Did James ever create an uncomplicatedly happy couple or an erotically assured character?

January 11

Andrea Goldsmith’s for dinner. Her guests included the visiting Jonathan Mills, who has two more Edinburgh festivals to go as director. The theme of his last one will be, not surprisingly, the Great War; this year it is Technology. (We thought of going to the former, not the latter.) Andrea knows Jonathan because of his and Dorothy Porter’s The Ghost Wife: that brilliant collaboration.

January 15

Drove to Deakin to see David McCooey, who has agreed to become our poetry editor. I’ve always done it, but it’s time someone else chose the poems – and I can use the extra time.
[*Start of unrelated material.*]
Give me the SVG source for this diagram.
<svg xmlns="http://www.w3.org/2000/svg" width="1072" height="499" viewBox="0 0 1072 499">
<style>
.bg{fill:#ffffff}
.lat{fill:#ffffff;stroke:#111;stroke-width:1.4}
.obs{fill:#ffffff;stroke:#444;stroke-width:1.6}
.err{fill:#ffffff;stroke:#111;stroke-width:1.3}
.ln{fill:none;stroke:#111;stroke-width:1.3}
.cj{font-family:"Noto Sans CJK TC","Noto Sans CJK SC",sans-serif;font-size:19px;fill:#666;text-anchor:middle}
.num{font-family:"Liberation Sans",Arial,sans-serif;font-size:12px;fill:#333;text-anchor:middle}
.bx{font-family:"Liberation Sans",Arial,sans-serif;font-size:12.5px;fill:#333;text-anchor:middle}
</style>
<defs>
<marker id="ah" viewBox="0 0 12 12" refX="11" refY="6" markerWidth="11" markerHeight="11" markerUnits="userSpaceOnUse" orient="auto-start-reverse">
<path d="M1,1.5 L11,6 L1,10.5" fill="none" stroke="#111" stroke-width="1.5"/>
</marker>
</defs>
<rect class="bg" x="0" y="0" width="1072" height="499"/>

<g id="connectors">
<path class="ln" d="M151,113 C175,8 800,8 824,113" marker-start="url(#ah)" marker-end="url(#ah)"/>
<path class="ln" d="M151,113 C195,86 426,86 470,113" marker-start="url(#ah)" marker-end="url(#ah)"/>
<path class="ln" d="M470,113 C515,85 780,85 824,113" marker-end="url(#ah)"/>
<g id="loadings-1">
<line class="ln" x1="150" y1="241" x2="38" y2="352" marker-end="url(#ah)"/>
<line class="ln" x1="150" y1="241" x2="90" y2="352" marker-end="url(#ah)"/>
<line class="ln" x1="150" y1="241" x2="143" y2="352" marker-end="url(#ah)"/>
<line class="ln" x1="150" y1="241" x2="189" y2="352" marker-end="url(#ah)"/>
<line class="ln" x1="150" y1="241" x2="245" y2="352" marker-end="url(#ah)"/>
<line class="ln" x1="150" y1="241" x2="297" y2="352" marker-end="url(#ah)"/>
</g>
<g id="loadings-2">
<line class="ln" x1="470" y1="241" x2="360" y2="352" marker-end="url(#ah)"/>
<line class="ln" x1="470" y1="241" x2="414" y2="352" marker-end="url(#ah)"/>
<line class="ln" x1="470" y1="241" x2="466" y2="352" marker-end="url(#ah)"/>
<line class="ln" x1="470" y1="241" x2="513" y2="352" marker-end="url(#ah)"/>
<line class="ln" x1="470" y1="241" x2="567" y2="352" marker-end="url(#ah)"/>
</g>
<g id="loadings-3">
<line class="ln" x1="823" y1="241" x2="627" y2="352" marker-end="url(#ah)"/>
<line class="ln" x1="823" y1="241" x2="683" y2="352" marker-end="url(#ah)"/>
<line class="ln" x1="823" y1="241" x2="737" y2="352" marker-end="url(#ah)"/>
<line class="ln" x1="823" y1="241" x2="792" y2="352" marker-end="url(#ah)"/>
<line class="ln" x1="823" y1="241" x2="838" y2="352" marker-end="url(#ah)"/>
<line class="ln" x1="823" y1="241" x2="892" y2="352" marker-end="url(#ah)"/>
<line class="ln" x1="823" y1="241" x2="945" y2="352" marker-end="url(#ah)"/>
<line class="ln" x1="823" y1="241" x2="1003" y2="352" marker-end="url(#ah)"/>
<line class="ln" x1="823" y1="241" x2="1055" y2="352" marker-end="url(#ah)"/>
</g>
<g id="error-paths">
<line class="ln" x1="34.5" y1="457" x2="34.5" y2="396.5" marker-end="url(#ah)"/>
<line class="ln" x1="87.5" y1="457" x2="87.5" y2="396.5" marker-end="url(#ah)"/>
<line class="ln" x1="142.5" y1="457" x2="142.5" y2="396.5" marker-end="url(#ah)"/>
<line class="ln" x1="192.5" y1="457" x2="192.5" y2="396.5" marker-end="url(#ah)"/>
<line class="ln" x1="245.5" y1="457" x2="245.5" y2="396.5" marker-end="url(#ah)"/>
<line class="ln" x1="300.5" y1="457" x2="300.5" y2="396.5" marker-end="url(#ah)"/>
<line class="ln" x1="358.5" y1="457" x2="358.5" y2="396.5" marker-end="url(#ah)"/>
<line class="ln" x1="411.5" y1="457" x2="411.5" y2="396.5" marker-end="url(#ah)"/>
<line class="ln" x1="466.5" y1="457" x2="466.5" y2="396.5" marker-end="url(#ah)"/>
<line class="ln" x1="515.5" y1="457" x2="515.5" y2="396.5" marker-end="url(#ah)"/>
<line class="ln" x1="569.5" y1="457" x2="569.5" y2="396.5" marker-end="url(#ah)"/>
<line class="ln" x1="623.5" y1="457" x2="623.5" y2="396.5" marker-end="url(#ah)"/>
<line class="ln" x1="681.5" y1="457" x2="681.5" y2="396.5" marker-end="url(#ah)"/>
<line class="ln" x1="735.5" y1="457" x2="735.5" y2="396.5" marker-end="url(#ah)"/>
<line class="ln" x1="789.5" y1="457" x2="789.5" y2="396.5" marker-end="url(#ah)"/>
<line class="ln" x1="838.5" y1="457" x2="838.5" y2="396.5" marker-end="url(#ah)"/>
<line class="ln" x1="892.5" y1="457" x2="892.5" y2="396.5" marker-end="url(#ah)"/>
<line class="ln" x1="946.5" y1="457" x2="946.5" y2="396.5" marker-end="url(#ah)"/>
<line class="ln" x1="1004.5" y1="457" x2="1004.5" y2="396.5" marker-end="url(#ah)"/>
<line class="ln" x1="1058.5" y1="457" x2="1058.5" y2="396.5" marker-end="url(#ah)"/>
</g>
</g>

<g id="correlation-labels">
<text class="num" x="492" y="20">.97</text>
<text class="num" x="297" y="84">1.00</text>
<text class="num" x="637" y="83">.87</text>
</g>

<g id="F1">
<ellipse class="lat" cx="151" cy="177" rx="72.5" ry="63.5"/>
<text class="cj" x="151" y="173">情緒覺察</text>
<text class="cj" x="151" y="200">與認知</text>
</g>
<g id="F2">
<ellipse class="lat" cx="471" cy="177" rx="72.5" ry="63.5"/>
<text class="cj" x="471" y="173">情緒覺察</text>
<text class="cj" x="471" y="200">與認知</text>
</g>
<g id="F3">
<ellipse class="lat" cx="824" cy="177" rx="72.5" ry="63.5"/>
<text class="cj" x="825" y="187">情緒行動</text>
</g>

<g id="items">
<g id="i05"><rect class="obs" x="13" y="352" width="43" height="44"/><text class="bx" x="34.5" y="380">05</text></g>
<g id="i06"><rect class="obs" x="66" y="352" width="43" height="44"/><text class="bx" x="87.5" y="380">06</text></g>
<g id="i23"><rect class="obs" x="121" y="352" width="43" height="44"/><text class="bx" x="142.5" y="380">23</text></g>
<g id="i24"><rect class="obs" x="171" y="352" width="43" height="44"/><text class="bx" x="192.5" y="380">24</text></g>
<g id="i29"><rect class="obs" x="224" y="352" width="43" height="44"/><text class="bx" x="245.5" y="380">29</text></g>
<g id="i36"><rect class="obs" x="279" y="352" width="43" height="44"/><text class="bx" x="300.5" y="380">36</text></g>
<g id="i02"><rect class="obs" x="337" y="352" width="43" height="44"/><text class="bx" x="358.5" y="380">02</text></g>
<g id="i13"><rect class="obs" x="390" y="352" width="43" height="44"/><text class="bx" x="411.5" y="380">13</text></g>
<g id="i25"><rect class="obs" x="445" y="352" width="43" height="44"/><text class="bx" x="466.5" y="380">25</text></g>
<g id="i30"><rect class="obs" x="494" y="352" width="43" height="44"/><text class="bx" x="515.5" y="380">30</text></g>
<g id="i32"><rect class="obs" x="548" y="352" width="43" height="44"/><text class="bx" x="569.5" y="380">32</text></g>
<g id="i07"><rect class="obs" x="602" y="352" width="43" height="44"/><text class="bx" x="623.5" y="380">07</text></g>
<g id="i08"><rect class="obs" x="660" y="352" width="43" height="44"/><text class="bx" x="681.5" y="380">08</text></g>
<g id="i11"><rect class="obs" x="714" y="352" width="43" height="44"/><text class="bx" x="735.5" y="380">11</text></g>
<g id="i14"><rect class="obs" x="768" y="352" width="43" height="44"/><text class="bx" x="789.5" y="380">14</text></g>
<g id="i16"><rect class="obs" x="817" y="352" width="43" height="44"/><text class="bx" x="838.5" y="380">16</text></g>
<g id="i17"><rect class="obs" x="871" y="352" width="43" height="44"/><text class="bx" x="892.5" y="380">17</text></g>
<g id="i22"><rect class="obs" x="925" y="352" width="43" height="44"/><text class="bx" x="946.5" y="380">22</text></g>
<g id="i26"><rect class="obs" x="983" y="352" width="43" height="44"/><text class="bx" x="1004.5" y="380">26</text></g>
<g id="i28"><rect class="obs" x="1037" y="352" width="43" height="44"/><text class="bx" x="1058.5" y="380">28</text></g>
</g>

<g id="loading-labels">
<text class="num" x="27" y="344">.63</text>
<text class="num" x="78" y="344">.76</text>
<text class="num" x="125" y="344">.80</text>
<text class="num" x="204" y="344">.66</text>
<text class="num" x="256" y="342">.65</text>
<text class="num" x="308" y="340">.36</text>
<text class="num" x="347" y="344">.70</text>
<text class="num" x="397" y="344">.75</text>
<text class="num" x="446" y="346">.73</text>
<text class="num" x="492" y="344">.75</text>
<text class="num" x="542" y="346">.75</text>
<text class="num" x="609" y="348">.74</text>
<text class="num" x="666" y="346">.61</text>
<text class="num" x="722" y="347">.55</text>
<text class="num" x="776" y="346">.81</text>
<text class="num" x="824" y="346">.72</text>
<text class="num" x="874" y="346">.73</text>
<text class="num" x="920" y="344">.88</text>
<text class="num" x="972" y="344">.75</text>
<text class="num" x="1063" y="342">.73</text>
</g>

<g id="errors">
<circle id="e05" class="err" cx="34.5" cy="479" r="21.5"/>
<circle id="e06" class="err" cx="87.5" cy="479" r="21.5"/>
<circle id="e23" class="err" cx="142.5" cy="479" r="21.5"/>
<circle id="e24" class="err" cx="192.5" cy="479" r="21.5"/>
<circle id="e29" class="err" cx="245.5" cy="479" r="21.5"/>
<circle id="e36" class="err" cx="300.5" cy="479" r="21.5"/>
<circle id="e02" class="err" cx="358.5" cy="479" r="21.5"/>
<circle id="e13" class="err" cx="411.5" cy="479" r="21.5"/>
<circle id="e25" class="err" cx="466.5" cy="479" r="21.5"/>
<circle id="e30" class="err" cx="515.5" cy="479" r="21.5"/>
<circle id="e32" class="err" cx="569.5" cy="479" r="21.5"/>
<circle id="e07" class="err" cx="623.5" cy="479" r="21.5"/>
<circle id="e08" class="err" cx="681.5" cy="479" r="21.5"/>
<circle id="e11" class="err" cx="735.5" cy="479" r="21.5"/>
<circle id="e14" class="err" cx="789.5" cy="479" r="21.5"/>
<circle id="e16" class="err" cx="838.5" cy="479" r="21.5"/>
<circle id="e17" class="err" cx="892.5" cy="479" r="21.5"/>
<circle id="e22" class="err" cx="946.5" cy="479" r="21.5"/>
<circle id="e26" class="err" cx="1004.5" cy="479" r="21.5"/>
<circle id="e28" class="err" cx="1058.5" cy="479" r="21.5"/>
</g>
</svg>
In this month’s Quadrant, Keith Windschuttle fulminates against the Literature Board and labels ABR left-wing. That must be why I am wearing pink shirts. Clearly Windschuttle doesn’t read us closely. He accuses us of ignoring Quadrant Books completely, overlooking recent reviews of Quadrant stalwarts Peter Ryan and Les Murray himself.

January 16

Hot again – forty degrees – so we retreated to the Como and enjoyed Hitchcock, with Hopkins in his least mannered role: none of those laconic sidelong looks. Perhaps he couldn’t manage them in that extraordinary makeup. Actors have so much done to their faces these days (Hopkins was joined by Helen Mirren and Toni Colette). Cosmetically, it was like a War of the Lips.